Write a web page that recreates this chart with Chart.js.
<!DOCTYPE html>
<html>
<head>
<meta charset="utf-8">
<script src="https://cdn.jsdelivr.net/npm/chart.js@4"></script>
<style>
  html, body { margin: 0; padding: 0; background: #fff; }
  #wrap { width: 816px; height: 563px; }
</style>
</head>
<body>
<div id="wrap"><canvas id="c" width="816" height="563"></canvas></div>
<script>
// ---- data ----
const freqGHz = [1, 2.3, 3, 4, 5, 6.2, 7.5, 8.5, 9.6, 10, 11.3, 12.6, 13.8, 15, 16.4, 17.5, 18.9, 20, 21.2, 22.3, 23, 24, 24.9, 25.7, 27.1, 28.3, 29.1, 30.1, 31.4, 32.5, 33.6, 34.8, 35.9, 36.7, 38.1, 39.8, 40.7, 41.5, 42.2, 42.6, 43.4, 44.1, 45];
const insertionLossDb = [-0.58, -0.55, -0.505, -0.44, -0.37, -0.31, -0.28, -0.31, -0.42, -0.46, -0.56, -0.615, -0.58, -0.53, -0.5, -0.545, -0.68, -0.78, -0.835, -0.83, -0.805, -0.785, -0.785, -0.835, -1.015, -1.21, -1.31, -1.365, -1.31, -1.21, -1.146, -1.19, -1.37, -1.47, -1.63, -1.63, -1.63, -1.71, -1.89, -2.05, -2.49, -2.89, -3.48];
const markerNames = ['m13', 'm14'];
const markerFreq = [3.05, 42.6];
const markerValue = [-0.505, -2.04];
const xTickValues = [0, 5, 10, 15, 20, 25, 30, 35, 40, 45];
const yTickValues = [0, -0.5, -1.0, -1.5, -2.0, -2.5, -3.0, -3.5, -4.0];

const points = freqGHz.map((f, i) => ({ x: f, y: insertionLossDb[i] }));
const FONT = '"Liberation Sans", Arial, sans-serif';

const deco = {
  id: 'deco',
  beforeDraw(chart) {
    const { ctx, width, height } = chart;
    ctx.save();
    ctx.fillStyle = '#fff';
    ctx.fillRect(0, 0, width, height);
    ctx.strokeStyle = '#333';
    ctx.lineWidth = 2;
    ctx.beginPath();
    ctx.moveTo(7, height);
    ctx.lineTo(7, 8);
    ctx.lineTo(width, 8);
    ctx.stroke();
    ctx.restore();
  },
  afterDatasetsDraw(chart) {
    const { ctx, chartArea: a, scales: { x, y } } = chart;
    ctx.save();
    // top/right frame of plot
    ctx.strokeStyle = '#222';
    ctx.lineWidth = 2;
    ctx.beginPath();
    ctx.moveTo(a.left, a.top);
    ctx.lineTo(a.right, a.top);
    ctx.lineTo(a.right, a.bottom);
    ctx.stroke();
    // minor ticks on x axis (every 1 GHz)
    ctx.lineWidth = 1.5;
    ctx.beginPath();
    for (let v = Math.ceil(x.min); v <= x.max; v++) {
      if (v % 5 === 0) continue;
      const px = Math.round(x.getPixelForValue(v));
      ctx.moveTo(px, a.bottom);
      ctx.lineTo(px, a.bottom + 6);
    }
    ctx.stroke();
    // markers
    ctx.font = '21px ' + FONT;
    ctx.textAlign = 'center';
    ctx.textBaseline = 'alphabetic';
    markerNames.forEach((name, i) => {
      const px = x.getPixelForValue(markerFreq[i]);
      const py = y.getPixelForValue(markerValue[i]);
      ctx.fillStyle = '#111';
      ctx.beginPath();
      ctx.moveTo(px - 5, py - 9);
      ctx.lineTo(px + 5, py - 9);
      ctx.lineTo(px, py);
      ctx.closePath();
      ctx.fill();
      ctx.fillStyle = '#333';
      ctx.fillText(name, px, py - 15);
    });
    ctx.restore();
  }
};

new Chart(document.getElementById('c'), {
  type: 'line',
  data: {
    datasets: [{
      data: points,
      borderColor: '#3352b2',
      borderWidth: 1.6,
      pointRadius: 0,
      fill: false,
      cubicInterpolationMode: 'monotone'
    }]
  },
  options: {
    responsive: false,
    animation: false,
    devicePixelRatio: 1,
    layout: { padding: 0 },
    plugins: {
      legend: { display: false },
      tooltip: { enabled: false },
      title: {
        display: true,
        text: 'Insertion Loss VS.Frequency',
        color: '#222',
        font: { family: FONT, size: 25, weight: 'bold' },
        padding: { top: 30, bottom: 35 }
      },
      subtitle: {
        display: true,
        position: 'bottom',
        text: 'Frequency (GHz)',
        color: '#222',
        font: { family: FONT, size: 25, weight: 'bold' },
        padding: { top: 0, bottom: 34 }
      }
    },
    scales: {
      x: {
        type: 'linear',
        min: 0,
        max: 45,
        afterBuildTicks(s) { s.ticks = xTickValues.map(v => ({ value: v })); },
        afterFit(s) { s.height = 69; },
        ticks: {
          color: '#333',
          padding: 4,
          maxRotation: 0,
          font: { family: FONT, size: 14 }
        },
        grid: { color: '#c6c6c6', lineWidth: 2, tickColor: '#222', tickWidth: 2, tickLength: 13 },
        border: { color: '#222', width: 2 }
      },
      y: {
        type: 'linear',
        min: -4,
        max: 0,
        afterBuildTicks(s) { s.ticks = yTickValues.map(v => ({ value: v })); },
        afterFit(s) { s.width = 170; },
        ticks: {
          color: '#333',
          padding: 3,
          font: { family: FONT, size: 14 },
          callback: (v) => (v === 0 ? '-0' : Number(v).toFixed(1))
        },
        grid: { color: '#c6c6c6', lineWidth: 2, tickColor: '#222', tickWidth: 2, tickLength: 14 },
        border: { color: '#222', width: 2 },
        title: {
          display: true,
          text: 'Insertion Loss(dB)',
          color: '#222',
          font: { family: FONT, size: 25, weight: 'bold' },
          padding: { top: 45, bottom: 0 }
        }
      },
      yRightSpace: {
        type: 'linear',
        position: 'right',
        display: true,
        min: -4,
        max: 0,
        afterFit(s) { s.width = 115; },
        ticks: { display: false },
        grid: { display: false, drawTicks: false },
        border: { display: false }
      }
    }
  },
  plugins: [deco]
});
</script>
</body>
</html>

──────────────────────────────

## WRITTEN EXERCISE
Copy out all of the lines above exactly.

## FINISHED EXERCISE
Write a web page that recreates this chart with Chart.js.
<!DOCTYPE html>
<html>
<head>
<meta charset="utf-8">
<script src="https://cdn.jsdelivr.net/npm/chart.js@4"></script>
<style>
  html, body { margin: 0; padding: 0; background: #fff; }
  #wrap { width: 816px; height: 563px; }
</style>
</head>
<body>
<div id="wrap"><canvas id="c" width="816" height="563"></canvas></div>
<script>
// ---- data ----
const freqGHz = [1, 2.3, 3, 4, 5, 6.2, 7.5, 8.5, 9.6, 10, 11.3, 12.6, 13.8, 15, 16.4, 17.5, 18.9, 20, 21.2, 22.3, 23, 24, 24.9, 25.7, 27.1, 28.3, 29.1, 30.1, 31.4, 32.5, 33.6, 34.8, 35.9, 36.7, 38.1, 39.8, 40.7, 41.5, 42.2, 42.6, 43.4, 44.1, 45];
const insertionLossDb = [-0.58, -0.55, -0.505, -0.44, -0.37, -0.31, -0.28, -0.31, -0.42, -0.46, -0.56, -0.615, -0.58, -0.53, -0.5, -0.545, -0.68, -0.78, -0.835, -0.83, -0.805, -0.785, -0.785, -0.835, -1.015, -1.21, -1.31, -1.365, -1.31, -1.21, -1.146, -1.19, -1.37, -1.47, -1.63, -1.63, -1.63, -1.71, -1.89, -2.05, -2.49, -2.89, -3.48];
const markerNames = ['m13', 'm14'];
const markerFreq = [3.05, 42.6];
const markerValue = [-0.505, -2.04];
const xTickValues = [0, 5, 10, 15, 20, 25, 30, 35, 40, 45];
const yTickValues = [0, -0.5, -1.0, -1.5, -2.0, -2.5, -3.0, -3.5, -4.0];

const points = freqGHz.map((f, i) => ({ x: f, y: insertionLossDb[i] }));
const FONT = '"Liberation Sans", Arial, sans-serif';

const deco = {
  id: 'deco',
  beforeDraw(chart) {
    const { ctx, width, height } = chart;
    ctx.save();
    ctx.fillStyle = '#fff';
    ctx.fillRect(0, 0, width, height);
    ctx.strokeStyle = '#333';
    ctx.lineWidth = 2;
    ctx.beginPath();
    ctx.moveTo(7, height);
    ctx.lineTo(7, 8);
    ctx.lineTo(width, 8);
    ctx.stroke();
    ctx.restore();
  },
  afterDatasetsDraw(chart) {
    const { ctx, chartArea: a, scales: { x, y } } = chart;
    ctx.save();
    // top/right frame of plot
    ctx.strokeStyle = '#222';
    ctx.lineWidth = 2;
    ctx.beginPath();
    ctx.moveTo(a.left, a.top);
    ctx.lineTo(a.right, a.top);
    ctx.lineTo(a.right, a.bottom);
    ctx.stroke();
    // minor ticks on x axis (every 1 GHz)
    ctx.lineWidth = 1.5;
    ctx.beginPath();
    for (let v = Math.ceil(x.min); v <= x.max; v++) {
      if (v % 5 === 0) continue;
      const px = Math.round(x.getPixelForValue(v));
      ctx.moveTo(px, a.bottom);
      ctx.lineTo(px, a.bottom + 6);
    }
    ctx.stroke();
    // markers
    ctx.font = '21px ' + FONT;
    ctx.textAlign = 'center';
    ctx.textBaseline = 'alphabetic';
    markerNames.forEach((name, i) => {
      const px = x.getPixelForValue(markerFreq[i]);
      const py = y.getPixelForValue(markerValue[i]);
      ctx.fillStyle = '#111';
      ctx.beginPath();
      ctx.moveTo(px - 5, py - 9);
      ctx.lineTo(px + 5, py - 9);
      ctx.lineTo(px, py);
      ctx.closePath();
      ctx.fill();
      ctx.fillStyle = '#333';
      ctx.fillText(name, px, py - 15);
    });
    ctx.restore();
  }
};

new Chart(document.getElementById('c'), {
  type: 'line',
  data: {
    datasets: [{
      data: points,
      borderColor: '#3352b2',
      borderWidth: 1.6,
      pointRadius: 0,
      fill: false,
      cubicInterpolationMode: 'monotone'
    }]
  },
  options: {
    responsive: false,
    animation: false,
    devicePixelRatio: 1,
    layout: { padding: 0 },
    plugins: {
      legend: { display: false },
      tooltip: { enabled: false },
      title: {
        display: true,
        text: 'Insertion Loss VS.Frequency',
        color: '#222',
        font: { family: FONT, size: 25, weight: 'bold' },
        padding: { top: 30, bottom: 35 }
      },
      subtitle: {
        display: true,
        position: 'bottom',
        text: 'Frequency (GHz)',
        color: '#222',
        font: { family: FONT, size: 25, weight: 'bold' },
        padding: { top: 0, bottom: 34 }
      }
    },
    scales: {
      x: {
        type: 'linear',
        min: 0,
        max: 45,
        afterBuildTicks(s) { s.ticks = xTickValues.map(v => ({ value: v })); },
        afterFit(s) { s.height = 69; },
        ticks: {
          color: '#333',
          padding: 4,
          maxRotation: 0,
          font: { family: FONT, size: 14 }
        },
        grid: { color: '#c6c6c6', lineWidth: 2, tickColor: '#222', tickWidth: 2, tickLength: 13 },
        border: { color: '#222', width: 2 }
      },
      y: {
        type: 'linear',
        min: -4,
        max: 0,
        afterBuildTicks(s) { s.ticks = yTickValues.map(v => ({ value: v })); },
        afterFit(s) { s.width = 170; },
        ticks: {
          color: '#333',
          padding: 3,
          font: { family: FONT, size: 14 },
          callback: (v) => (v === 0 ? '-0' : Number(v).toFixed(1))
        },
        grid: { color: '#c6c6c6', lineWidth: 2, tickColor: '#222', tickWidth: 2, tickLength: 14 },
        border: { color: '#222', width: 2 },
        title: {
          display: true,
          text: 'Insertion Loss(dB)',
          color: '#222',
          font: { family: FONT, size: 25, weight: 'bold' },
          padding: { top: 45, bottom: 0 }
        }
      },
      yRightSpace: {
        type: 'linear',
        position: 'right',
        display: true,
        min: -4,
        max: 0,
        afterFit(s) { s.width = 115; },
        ticks: { display: false },
        grid: { display: false, drawTicks: false },
        border: { display: false }
      }
    }
  },
  plugins: [deco]
});
</script>
</body>
</html>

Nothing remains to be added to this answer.